During food science class years ago, I was sent to work in a kitchen lab I had never used before. There was a distinctive odor coming from the sink that was bugging the heck out of me because I just couldn't remember for the life of me what it smelled like. Finally, it occurred to me late in class that day that it smelled like kindergarten. (No idea what must have been wrong with that school building for it to have smelled like rotten sink odors.) I have very few memories of kindergarten, but that sink took me back to blue tiled walls in the long, big hallways of Dripping Springs Elementary School.

When I was a kid, I went to the grocery store with my dad every Saturday night. About the time I was old enough to go to summer camp, I became more interested in loitering in the shampoo aisle than in the junky grocery-store-toy aisle. Sometimes I would spend my dad's whole shopping trip smelling every shampoo I could reach, reading labels, considering prices. (This period launched a lifelong habit of label reading and product comparison.) Eventually, I would present the chosen shampoo and its conditioning partner to my dad for purchase approval. Finesse shampoo always makes me think of the time Adele Munoz came to spend the night, along about the fourth grade. Miss Breck brings back memories of my senior year of high school when we would break a sweat during show choir practice, and my classmates would comment on the pleasing fragrance of my hair. On and on go the aromatic memory triggers.

Though most of my sensory memories are cued by aromas, some are brought on by sounds or flavors or even atmosphere.

The sound of cicadas always means summer to me.

The song "Dreams" by The Cranberries is my college freshman year, spring semester. 1996.

A really close, smooth shave reminds me of Mia Pelt, my college freshman roommate, who let her leg hair grow all winter.
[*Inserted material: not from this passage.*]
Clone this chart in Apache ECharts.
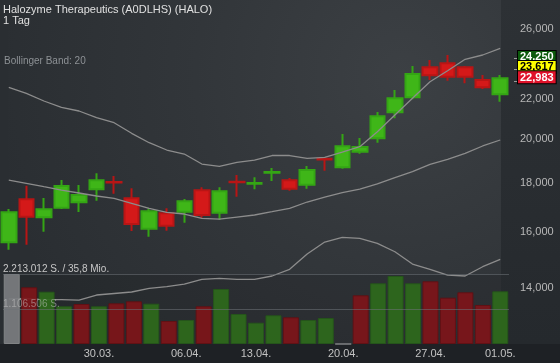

When she finally shaved for springtime, her legs were remarkably smooth...smooth like a baby's bottom.

I made a pizza this week, and the flavor of it brought back memories of morning-sickness survival. (I got through the early weeks of my pregnancy eating Triscuit crackers and homemade tortilla pizzas.) I must have used Contadina tomato paste with italian seasonings back then.

Today I opened the windows in my kitchen to let the smell of scorching sugar escape (long story). It was a lovely day, and the evening was cool, so I left the windows up. As nightfall approached, I could plainly hear the crickets humming peacefully outside, while the room filled with the soft, cool, slightly damp night air. And suddenly it felt like September at Mema's house, eating supper at the coffee table, watching TV...circa 1985. My grandfather was a stickler about not running the air conditioner unless it was incredibly hot outside. So at the earliest signs of Autumn weather, we made use of the screen doors. By September, we were already in school, so I would have spent the better part of the afternoon doing whatever piddly homework had been assigned in Houghton-Mifflin Spelling (that, and watching reruns of Mickey Mouse Club--the original, with Cubby and Annette and Jimmy--Welcome to Pooh Corner, Wonder Woman, and Dukes of Hazzard). After dark, some time would undoubtedly have been spent flicking the screen door to annoy the gnats who mysteriously filled 80 percent of the holes only during that time of year. (I always found their practice fascinating.) Mema would have made some vegetable soup or something (probably about the time I was busy watching a Bosom Buddies rerun). I would sit on the floor beside the coffee table (in that way that only children can contort themselves) and eat my soup (careful to pick out the tomatoes) while watching Growing Pains or Who's the Boss. And the background for all of what I never knew would become cherished childhood memories of Autumn was the crisp night air dancing through the screen door, accompanied by crickets a capella.